EXERCISE: Omit all pictures, then retype the data exactly as given.

## START GIVEN MATERIAL

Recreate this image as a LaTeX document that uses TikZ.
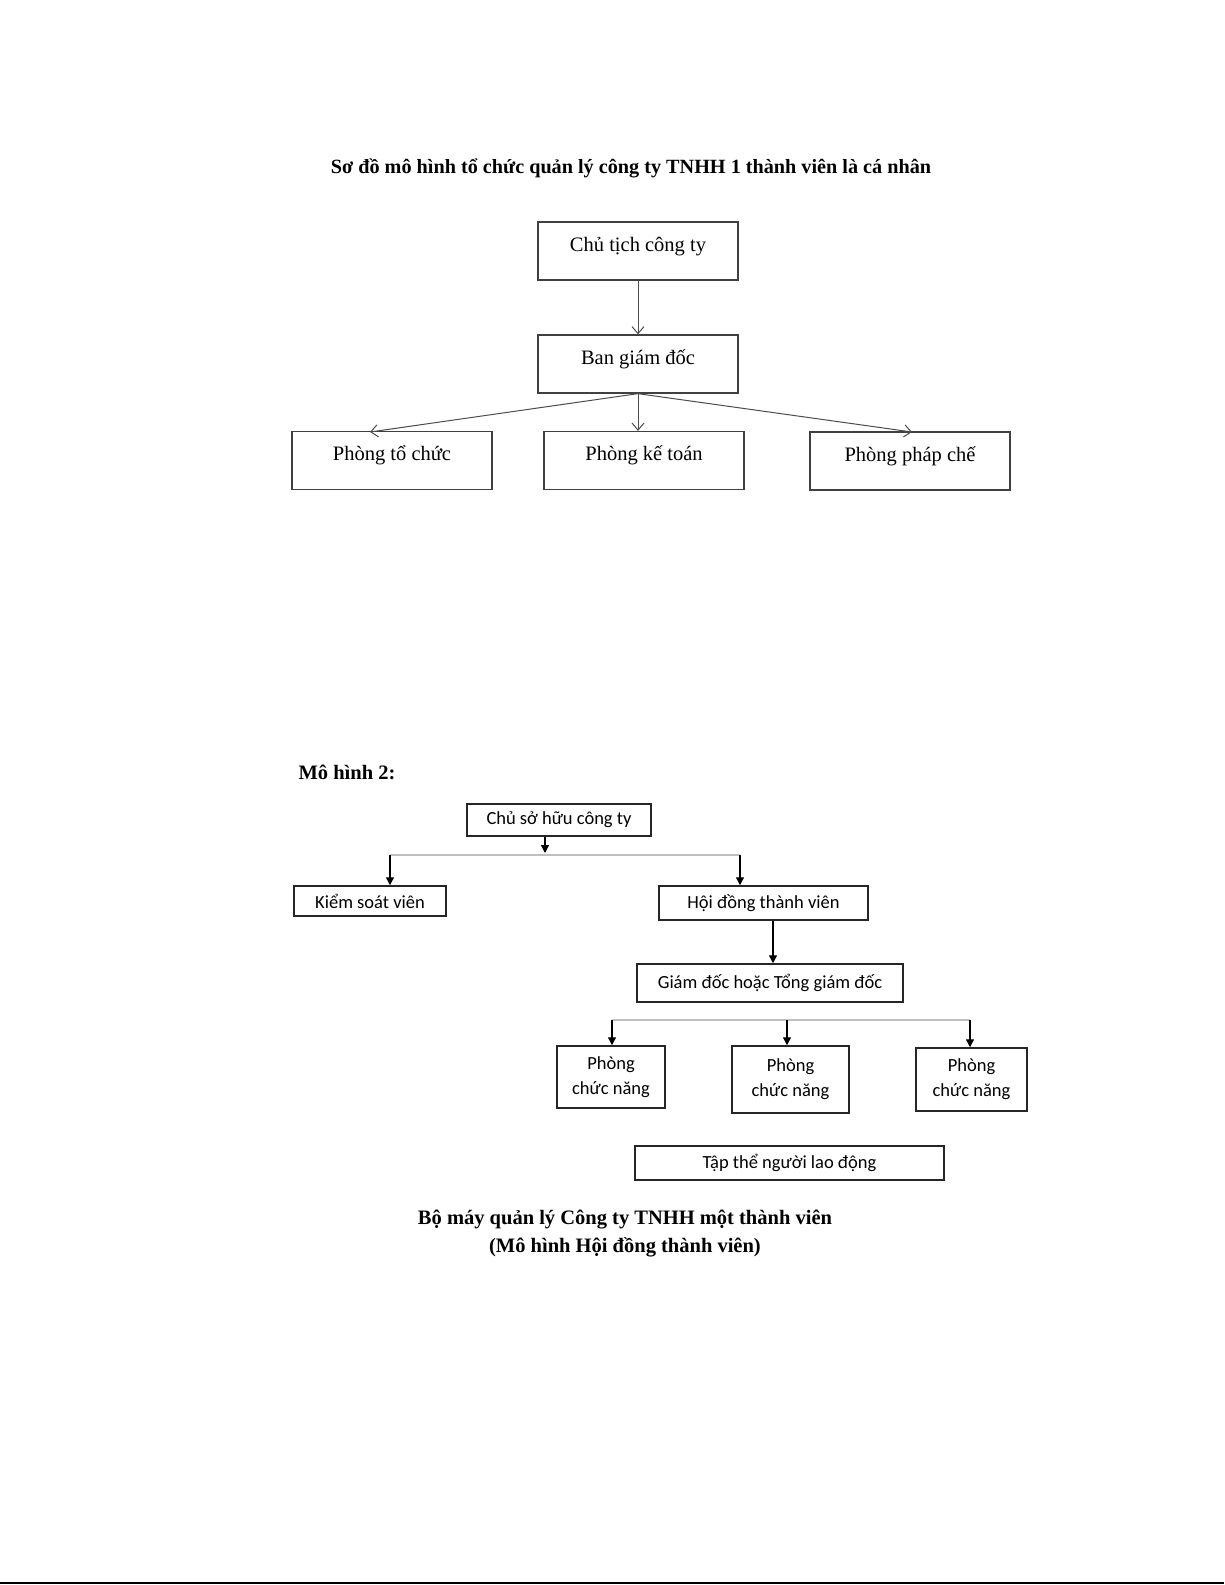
\documentclass[tikz,border=0pt]{standalone}
\usepackage{fontspec}
\setmainfont{Liberation Serif}
\newfontfamily\calfont{Carlito}
\usetikzlibrary{arrows.meta}
\begin{document}
\begin{tikzpicture}[x=1pt,y=-1pt,
 boxa/.style={draw=black!75, line width=1.3pt, minimum width=200pt, minimum height=58pt, inner sep=0pt, font=\fontsize{20.5}{23}\selectfont, text height=11pt, text depth=11pt},
 boxb/.style={draw=black!85, line width=1.5pt, inner sep=0pt, font=\calfont\fontsize{18.5}{21}\selectfont},
 boxc/.style={boxb, align=center, font=\calfont\fontsize{18.5}{25}\selectfont},
 arra/.style={draw=black!70, line width=1pt, -{Straight Barb[length=7pt,width=12pt]}},
 arrb/.style={line width=1.3pt, -{Triangle[length=8pt,width=8pt]}},
 hline/.style={draw=black!25, line width=1.2pt},
 ttl/.style={font=\bfseries\fontsize{20.5}{28}\selectfont}]
\useasboundingbox (0,0) rectangle (1225,1585);
\fill[white] (0,0) rectangle (1225,1585);
% ---------- model 1 ----------
\node[ttl, font=\bfseries\fontsize{20.2}{24}\selectfont] (title) at (631,168) {Sơ đồ mô hình tổ chức quản lý công ty TNHH 1 thành viên là cá nhân};
\node[boxa] (chu) at (638,251) {Chủ tịch công ty};
\node[boxa] (ban) at (638,364) {Ban giám đốc};
\node[boxa] (pto) at (392,460.5) {Phòng tổ chức};
\node[boxa] (pke) at (644,460.5) {Phòng kế toán};
\node[boxa] (pph) at (910,461) {Phòng pháp chế};
\coordinate (ptoin) at (370,432);
\coordinate (pphin) at (912,432);
\draw[arra] (chu.south) -- (ban.north);
\draw[arra] (ban.south) -- (ptoin);
\draw[arra] (ban.south) -- (ban.south |- pke.north);
\draw[arra] (ban.south) -- (pphin);
% ---------- model 2 ----------
\node[ttl, anchor=west] (m2) at (295,772) {Mô hình 2:};
\node[boxb, minimum width=184pt, minimum height=32pt] (cso) at (559,820) {Chủ sở hữu công ty};
\coordinate (j1) at (545,853);
\draw[arrb] (cso.south -| j1) -- (j1);
\coordinate (hl) at (390,855);
\coordinate (hr) at (740,855);
\draw[hline] (hl) -- (hr);
\node[boxb, minimum width=152pt, minimum height=30pt] (ksv) at (370,901) {Kiểm soát viên};
\node[boxb, minimum width=209pt, minimum height=34pt] (hdtv) at (763.5,903) {Hội đồng thành viên};
\draw[arrb] (hl) -- (hl |- ksv.north);
\draw[arrb] (hr) -- (hr |- hdtv.north);
\node[boxb, minimum width=266pt, minimum height=38pt] (gd) at (770,983) {Giám đốc hoặc Tổng giám đốc};
\coordinate (gx) at (773,0);
\draw[arrb] (hdtv.south -| gx) -- (gd.north -| gx);
\coordinate (l1) at (612,1020);
\coordinate (l2) at (787,1020);
\coordinate (l3) at (970,1020);
\draw[hline] (l1) -- (l3);
\node[boxc, minimum width=108pt, minimum height=62pt] (pc1) at (611,1077) {Phòng\\chức năng};
\node[boxc, minimum width=117pt, minimum height=67pt] (pc2) at (790.5,1079.5) {Phòng\\chức năng};
\node[boxc, minimum width=111pt, minimum height=63pt] (pc3) at (971.5,1079.5) {Phòng\\chức năng};
\draw[arrb] (l1) -- (l1 |- pc1.north);
\draw[arrb] (l2) -- (l2 |- pc2.north);
\draw[arrb] (l3) -- (l3 |- pc3.north);
\node[boxb, minimum width=309pt, minimum height=34pt] (tap) at (789.5,1163) {Tập thể người lao động};
\node[ttl, align=center] (cap) at (625,1234) {Bộ máy quản lý Công ty TNHH một thành viên\\(Mô hình Hội đồng thành viên)};
% bottom rule
\coordinate (r1) at (0,1583);
\coordinate (r2) at (1224,1583);
\draw[line width=2pt] (r1) -- (r2);
\end{tikzpicture}
\end{document}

## END GIVEN MATERIAL

THE REPLY:
Recreate this image as a LaTeX document that uses TikZ.
\documentclass[tikz,border=0pt]{standalone}
\usepackage{fontspec}
\setmainfont{Liberation Serif}
\newfontfamily\calfont{Carlito}
\usetikzlibrary{arrows.meta}
\begin{document}
\begin{tikzpicture}[x=1pt,y=-1pt,
 boxa/.style={draw=black!75, line width=1.3pt, minimum width=200pt, minimum height=58pt, inner sep=0pt, font=\fontsize{20.5}{23}\selectfont, text height=11pt, text depth=11pt},
 boxb/.style={draw=black!85, line width=1.5pt, inner sep=0pt, font=\calfont\fontsize{18.5}{21}\selectfont},
 boxc/.style={boxb, align=center, font=\calfont\fontsize{18.5}{25}\selectfont},
 arra/.style={draw=black!70, line width=1pt, -{Straight Barb[length=7pt,width=12pt]}},
 arrb/.style={line width=1.3pt, -{Triangle[length=8pt,width=8pt]}},
 hline/.style={draw=black!25, line width=1.2pt},
 ttl/.style={font=\bfseries\fontsize{20.5}{28}\selectfont}]
\useasboundingbox (0,0) rectangle (1225,1585);
\fill[white] (0,0) rectangle (1225,1585);
% ---------- model 1 ----------
\node[ttl, font=\bfseries\fontsize{20.2}{24}\selectfont] (title) at (631,168) {Sơ đồ mô hình tổ chức quản lý công ty TNHH 1 thành viên là cá nhân};
\node[boxa] (chu) at (638,251) {Chủ tịch công ty};
\node[boxa] (ban) at (638,364) {Ban giám đốc};
\node[boxa] (pto) at (392,460.5) {Phòng tổ chức};
\node[boxa] (pke) at (644,460.5) {Phòng kế toán};
\node[boxa] (pph) at (910,461) {Phòng pháp chế};
\coordinate (ptoin) at (370,432);
\coordinate (pphin) at (912,432);
\draw[arra] (chu.south) -- (ban.north);
\draw[arra] (ban.south) -- (ptoin);
\draw[arra] (ban.south) -- (ban.south |- pke.north);
\draw[arra] (ban.south) -- (pphin);
% ---------- model 2 ----------
\node[ttl, anchor=west] (m2) at (295,772) {Mô hình 2:};
\node[boxb, minimum width=184pt, minimum height=32pt] (cso) at (559,820) {Chủ sở hữu công ty};
\coordinate (j1) at (545,853);
\draw[arrb] (cso.south -| j1) -- (j1);
\coordinate (hl) at (390,855);
\coordinate (hr) at (740,855);
\draw[hline] (hl) -- (hr);
\node[boxb, minimum width=152pt, minimum height=30pt] (ksv) at (370,901) {Kiểm soát viên};
\node[boxb, minimum width=209pt, minimum height=34pt] (hdtv) at (763.5,903) {Hội đồng thành viên};
\draw[arrb] (hl) -- (hl |- ksv.north);
\draw[arrb] (hr) -- (hr |- hdtv.north);
\node[boxb, minimum width=266pt, minimum height=38pt] (gd) at (770,983) {Giám đốc hoặc Tổng giám đốc};
\coordinate (gx) at (773,0);
\draw[arrb] (hdtv.south -| gx) -- (gd.north -| gx);
\coordinate (l1) at (612,1020);
\coordinate (l2) at (787,1020);
\coordinate (l3) at (970,1020);
\draw[hline] (l1) -- (l3);
\node[boxc, minimum width=108pt, minimum height=62pt] (pc1) at (611,1077) {Phòng\\chức năng};
\node[boxc, minimum width=117pt, minimum height=67pt] (pc2) at (790.5,1079.5) {Phòng\\chức năng};
\node[boxc, minimum width=111pt, minimum height=63pt] (pc3) at (971.5,1079.5) {Phòng\\chức năng};
\draw[arrb] (l1) -- (l1 |- pc1.north);
\draw[arrb] (l2) -- (l2 |- pc2.north);
\draw[arrb] (l3) -- (l3 |- pc3.north);
\node[boxb, minimum width=309pt, minimum height=34pt] (tap) at (789.5,1163) {Tập thể người lao động};
\node[ttl, align=center] (cap) at (625,1234) {Bộ máy quản lý Công ty TNHH một thành viên\\(Mô hình Hội đồng thành viên)};
% bottom rule
\coordinate (r1) at (0,1583);
\coordinate (r2) at (1224,1583);
\draw[line width=2pt] (r1) -- (r2);
\end{tikzpicture}
\end{document}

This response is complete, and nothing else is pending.